## DATASET
::::::::::

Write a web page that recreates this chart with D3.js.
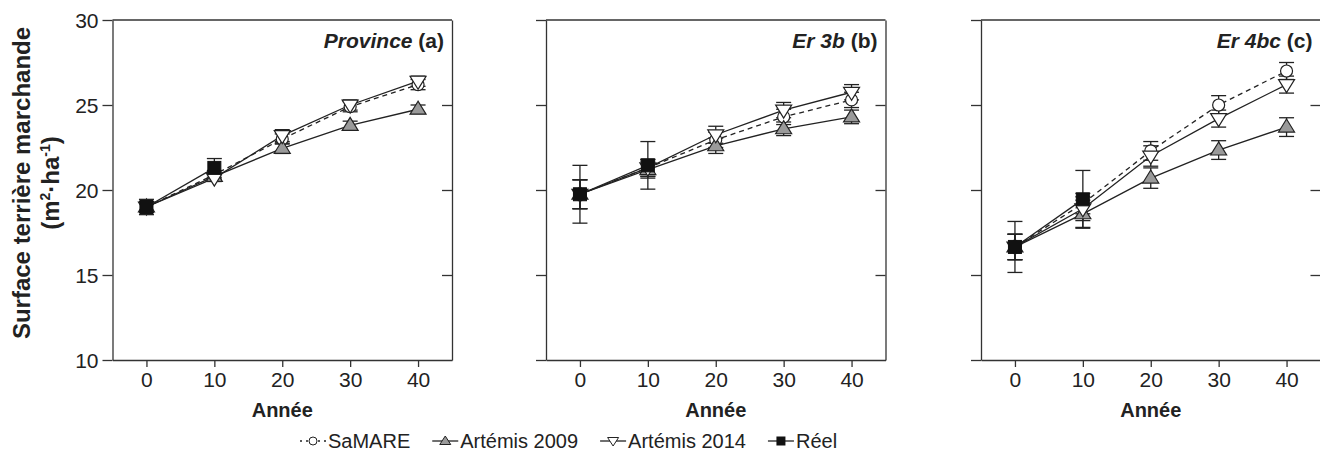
<!DOCTYPE html>
<html>
<head>
<meta charset="utf-8">
<script src="https://cdn.jsdelivr.net/npm/d3@7"></script>
<style>
  body { margin: 0; background: #fff; }
  svg { display: block; font-family: "Liberation Sans", Arial, sans-serif; }
  .axis path, .axis line { stroke: #333; stroke-width: 1.3; }
  .axis text { font-size: 21px; fill: #222; }
</style>
</head>
<body>
<div id="chart"></div>
<script>
// Valeurs
const annees = [0, 10, 20, 30, 40];
const anneesReel = [0, 10];
const panneaux = ["Province", "Er 3b", "Er 4bc"];
const lettres = ["(a)", "(b)", "(c)"];
const yTicks = [10, 15, 20, 25, 30];

const samare = [[19.0, 20.9, 23.0, 24.9, 26.2], [19.75, 21.3, 22.95, 24.3, 25.3], [16.65, 19.2, 22.3, 25.0, 27.0]];
const samareErr = [[0.3, 0.25, 0.3, 0.3, 0.3], [0.85, 0.5, 0.45, 0.45, 0.45], [0.75, 0.6, 0.55, 0.55, 0.5]];
const artemis2009 = [[19.0, 20.8, 22.45, 23.8, 24.75], [19.75, 21.2, 22.6, 23.6, 24.3], [16.65, 18.6, 20.7, 22.35, 23.7]];
const artemis2009Err = [[0.3, 0.2, 0.3, 0.25, 0.25], [0.85, 0.5, 0.45, 0.4, 0.4], [0.75, 0.8, 0.6, 0.55, 0.55]];
const artemis2014 = [[19.0, 20.7, 23.2, 25.0, 26.4], [19.75, 21.3, 23.25, 24.7, 25.75], [16.65, 18.9, 22.0, 24.2, 26.2]];
const artemis2014Err = [[0.3, 0.2, 0.35, 0.3, 0.3], [0.85, 0.5, 0.5, 0.45, 0.45], [0.75, 0.7, 0.6, 0.5, 0.5]];
const reel = [[19.0, 21.3], [19.75, 21.45], [16.65, 19.45]];
const reelErr = [[0.45, 0.55], [1.7, 1.4], [1.5, 1.7]];

const width = 1320, height = 461;
const lefts = [112.5, 546, 981], pw = 339.5, yHaut = 20, yBas = 360;

const svg = d3.select("#chart").append("svg")
    .attr("width", width).attr("height", height);

const y = d3.scaleLinear().domain([10, 30]).range([yBas, yHaut]);

const series = [
  {nom: "SaMARE", x: annees, v: samare, e: samareErr, sym: "circle", fill: "#fff", dash: "5,4"},
  {nom: "Artémis 2009", x: annees, v: artemis2009, e: artemis2009Err, sym: "up", fill: "#9a9a9a", dash: null},
  {nom: "Artémis 2014", x: annees, v: artemis2014, e: artemis2014Err, sym: "down", fill: "#fff", dash: null},
  {nom: "Réel", x: anneesReel, v: reel, e: reelErr, sym: "square", fill: "#111", dash: null}
];

function marker(g, sym, fill, cx, cy) {
  if (sym === "circle") {
    g.append("circle").attr("cx", cx).attr("cy", cy).attr("r", 6)
      .attr("fill", fill).attr("stroke", "#222").attr("stroke-width", 1.2);
  } else if (sym === "square") {
    g.append("rect").attr("x", cx - 6.5).attr("y", cy - 6.5).attr("width", 13).attr("height", 13)
      .attr("fill", fill).attr("stroke", "#111");
  } else {
    const s = sym === "up" ? 1 : -1;
    const h = 13, w = 16;
    const pts = [[cx, cy - s * h * 0.62], [cx - w / 2, cy + s * h * 0.38], [cx + w / 2, cy + s * h * 0.38]];
    g.append("polygon").attr("points", pts.map(p => p.join(",")).join(" "))
      .attr("fill", fill).attr("stroke", "#222").attr("stroke-width", 1.2);
  }
}

panneaux.forEach((nom, i) => {
  const x0 = lefts[i];
  const x = d3.scaleLinear().domain([-5, 45]).range([x0, x0 + pw]);
  const g = svg.append("g");

  // axes
  g.append("g").attr("class", "axis")
    .attr("transform", `translate(${x0},0)`)
    .call(d3.axisLeft(y).tickValues(yTicks).tickSize(10).tickSizeOuter(0)
      .tickFormat(i === 0 ? d3.format("d") : () => ""))
    .selectAll("text").attr("x", -14).attr("dy", "0.35em");

  g.append("g").attr("class", "axis")
    .attr("transform", `translate(${x0 + pw},0)`)
    .call(d3.axisLeft(y).tickValues(yTicks.slice(1, 4)).tickSize(10).tickSizeOuter(0).tickFormat(""));

  g.append("g").attr("class", "axis")
    .attr("transform", `translate(0,${yBas})`)
    .call(d3.axisBottom(x).tickValues(annees).tickSize(7).tickSizeOuter(0))
    .selectAll("text").attr("y", 12).attr("dy", "0.71em");

  g.append("line").attr("x1", x0).attr("x2", x0 + pw).attr("y1", yHaut).attr("y2", yHaut)
    .attr("stroke", "#333").attr("stroke-width", 1.3);

  // titre du panneau
  const t = g.append("text").attr("x", x0 + pw - 8).attr("y", 48)
    .attr("text-anchor", "end").attr("font-size", 21).attr("font-weight", "bold").attr("fill", "#222");
  t.append("tspan").attr("font-style", "italic").text(nom);
  t.append("tspan").text(" " + lettres[i]);

  g.append("text").attr("x", x0 + pw / 2).attr("y", 417).attr("text-anchor", "middle")
    .attr("font-size", 20).attr("font-weight", "bold").attr("fill", "#222").text("Année");

  // séries
  const line = d3.line().x(d => x(d[0])).y(d => y(d[1]));
  series.forEach(s => {
    const pts = s.x.map((a, k) => [a, s.v[i][k]]);
    g.append("path").attr("d", line(pts)).attr("fill", "none")
      .attr("stroke", "#222").attr("stroke-width", 1.3)
      .attr("stroke-dasharray", s.dash);
  });
  series.forEach(s => {
    s.x.forEach((a, k) => {
      const cx = x(a), v = s.v[i][k], e = s.e[i][k];
      const eb = g.append("g").attr("stroke", "#222").attr("stroke-width", 1.3);
      eb.append("line").attr("x1", cx).attr("x2", cx).attr("y1", y(v - e)).attr("y2", y(v + e));
      [v - e, v + e].forEach(b => eb.append("line").attr("x1", cx - 7.5).attr("x2", cx + 7.5)
        .attr("y1", y(b)).attr("y2", y(b)));
    });
  });
  series.forEach(s => {
    s.x.forEach((a, k) => marker(g, s.sym, s.fill, x(a), y(s.v[i][k])));
  });
});

// titre de l'axe Y
const yt = svg.append("text").attr("transform", "translate(30,183) rotate(-90)")
  .attr("text-anchor", "middle").attr("font-size", 24).attr("font-weight", "bold").attr("fill", "#222");
yt.append("tspan").attr("x", 0).attr("dy", 0).text("Surface terrière marchande");
const yt2 = yt.append("tspan").attr("x", 0).attr("dy", 29);
yt2.append("tspan").text("(m");
yt2.append("tspan").attr("font-size", 14).attr("dy", -9).text("2");
yt2.append("tspan").attr("dy", 9).text("·ha");
yt2.append("tspan").attr("font-size", 14).attr("dy", -9).text("-1");
yt2.append("tspan").attr("dy", 9).text(")");

// légende
const leg = svg.append("g");
let lx = 300;
const ly = 441;
series.forEach(s => {
  const l = leg.append("g");
  l.append("line").attr("x1", lx).attr("x2", lx + 26).attr("y1", ly).attr("y2", ly)
    .attr("stroke", "#222").attr("stroke-width", 1.3)
    .attr("stroke-dasharray", s.dash ? "2,4" : null);
  const mg = l.append("g");
  if (s.sym === "circle") {
    mg.append("circle").attr("cx", lx + 13).attr("cy", ly).attr("r", 4)
      .attr("fill", "#fff").attr("stroke", "#222");
  } else if (s.sym === "square") {
    mg.append("rect").attr("x", lx + 8.5).attr("y", ly - 4.5).attr("width", 9).attr("height", 9).attr("fill", "#111");
  } else {
    const sg = s.sym === "up" ? 1 : -1;
    const pts = [[lx + 13, ly - sg * 5], [lx + 7.5, ly + sg * 3.5], [lx + 18.5, ly + sg * 3.5]];
    mg.append("polygon").attr("points", pts.map(p => p.join(",")).join(" "))
      .attr("fill", s.fill).attr("stroke", "#222");
  }
  const tx = l.append("text").attr("x", lx + 28).attr("y", ly + 7)
    .attr("font-size", 20).attr("fill", "#222").text(s.nom);
  lx += 28 + tx.node().getComputedTextLength() + 22;
});
</script>
</body>
</html>
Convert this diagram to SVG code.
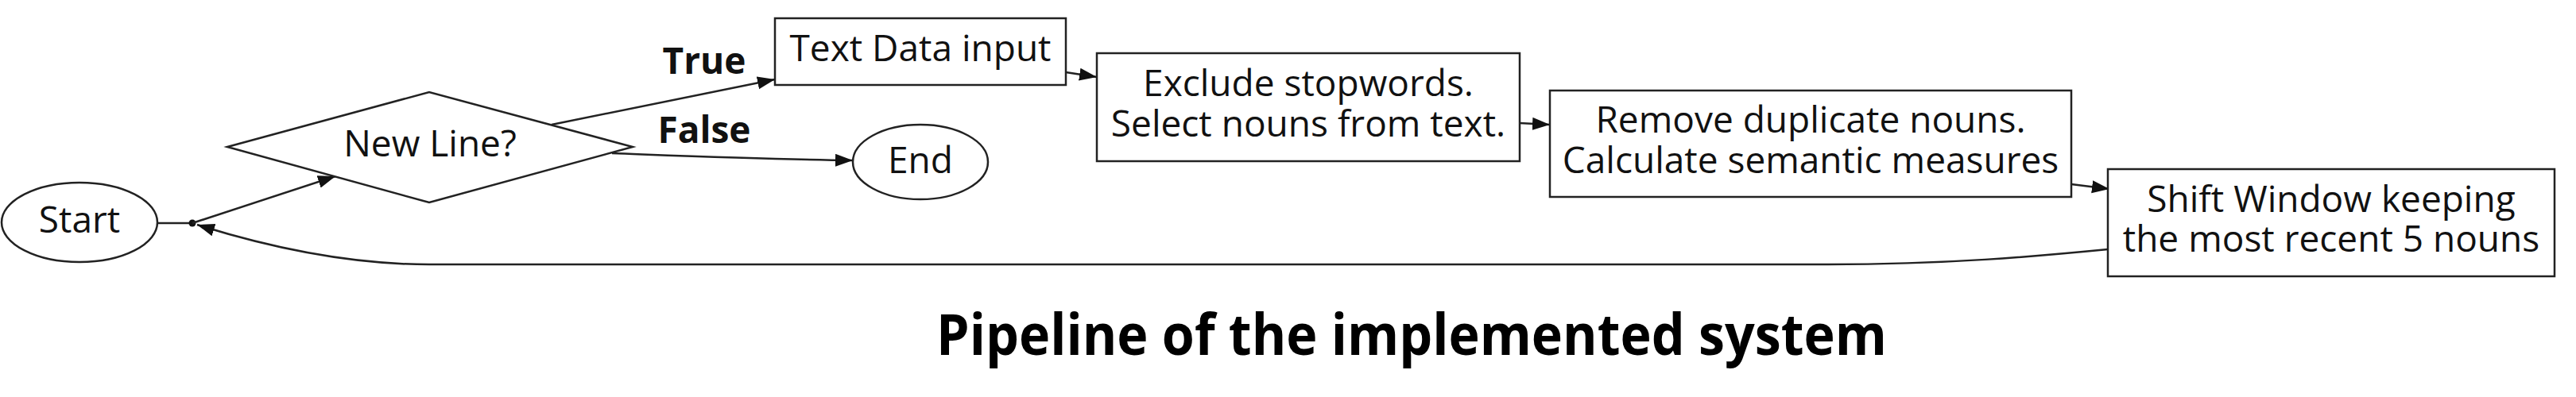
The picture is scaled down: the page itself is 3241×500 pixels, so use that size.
<svg xmlns="http://www.w3.org/2000/svg" width="3241" height="500" viewBox="0 0 3241 500">
<defs>
<style>
.shape{fill:#fff;stroke:#222;stroke-width:2.5}
.edge{fill:none;stroke:#222;stroke-width:2.5}
.t{font-family:"Open Sans","Noto Sans","Liberation Sans",sans-serif;font-size:46px;fill:#111;text-anchor:middle}
.b{font-family:"Open Sans","Noto Sans","Liberation Sans",sans-serif;font-size:46px;font-weight:bold;fill:#111;text-anchor:middle}
.title{font-family:"Open Sans","Noto Sans","Liberation Sans",sans-serif;font-size:71px;font-weight:bold;fill:#000;text-anchor:middle}
</style>
<marker id="arr" markerUnits="userSpaceOnUse" markerWidth="24" markerHeight="18" refX="22" refY="8" orient="auto">
<path d="M0,0 L22,8 L0,16 z" fill="#111"/>
</marker>
</defs>
<rect width="3241" height="500" fill="#fff"/>
<g id="connectors">
<line class="edge" x1="198" y1="281" x2="242" y2="281"/>
<circle cx="242" cy="281" r="4.5" fill="#111"/>
<line class="edge" x1="242" y1="281" x2="422" y2="222" marker-end="url(#arr)"/>
<line class="edge" x1="694" y1="157" x2="975" y2="100" marker-end="url(#arr)"/>
<path class="edge" d="M770,193 C880,197 980,201 1073,202" marker-end="url(#arr)"/>
<line class="edge" x1="1341" y1="91" x2="1380" y2="97" marker-end="url(#arr)"/>
<line class="edge" x1="1912" y1="155" x2="1950" y2="157" marker-end="url(#arr)"/>
<line class="edge" x1="2606" y1="232" x2="2654" y2="238" marker-end="url(#arr)"/>
<path class="edge" d="M2652,314 C2560,323 2450,333 2300,333 L540,333 C440,333 340,312 248,283" marker-end="url(#arr)"/>
<text class="b" x="886" y="93">True</text>
<text class="b" x="886" y="180">False</text>
</g>
<g id="start">
<ellipse class="shape" cx="100" cy="280" rx="98" ry="50"/>
<text class="t" x="100" y="293">Start</text>
</g>
<g id="newline">
<polygon class="shape" points="286,185 540,116 796,185 540,255"/>
<text class="t" x="541" y="197">New Line?</text>
</g>
<g id="end">
<ellipse class="shape" cx="1158" cy="204" rx="85" ry="47"/>
<text class="t" x="1158" y="218">End</text>
</g>
<g id="textdata">
<rect class="shape" x="975" y="23" width="366" height="84"/>
<text class="t" x="1158" y="77">Text Data input</text>
</g>
<g id="exclude">
<rect class="shape" x="1380" y="67" width="532" height="136"/>
<text class="t" x="1646" y="121">Exclude stopwords.</text>
<text class="t" x="1646" y="172">Select nouns from text.</text>
</g>
<g id="remove">
<rect class="shape" x="1950" y="114" width="656" height="134"/>
<text class="t" x="2278" y="167">Remove duplicate nouns.</text>
<text class="t" x="2278" y="218">Calculate semantic measures</text>
</g>
<g id="shift">
<rect class="shape" x="2652" y="213" width="562" height="135"/>
<text class="t" x="2933" y="267">Shift Window keeping</text>
<text class="t" x="2933" y="317">the most recent 5 nouns</text>
</g>
<text class="title" x="1776" y="447" textLength="1196" lengthAdjust="spacingAndGlyphs">Pipeline of the implemented system</text>
</svg>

::::::::::

## WHAT THE TASK REQUIRES
Locate the lines above that hold the word "chart". Show every one of them.

## RESPONSE
Write a web page that recreates this chart with D3.js.
<div id="chart"></div>
const svg = d3.select("#chart").append("svg")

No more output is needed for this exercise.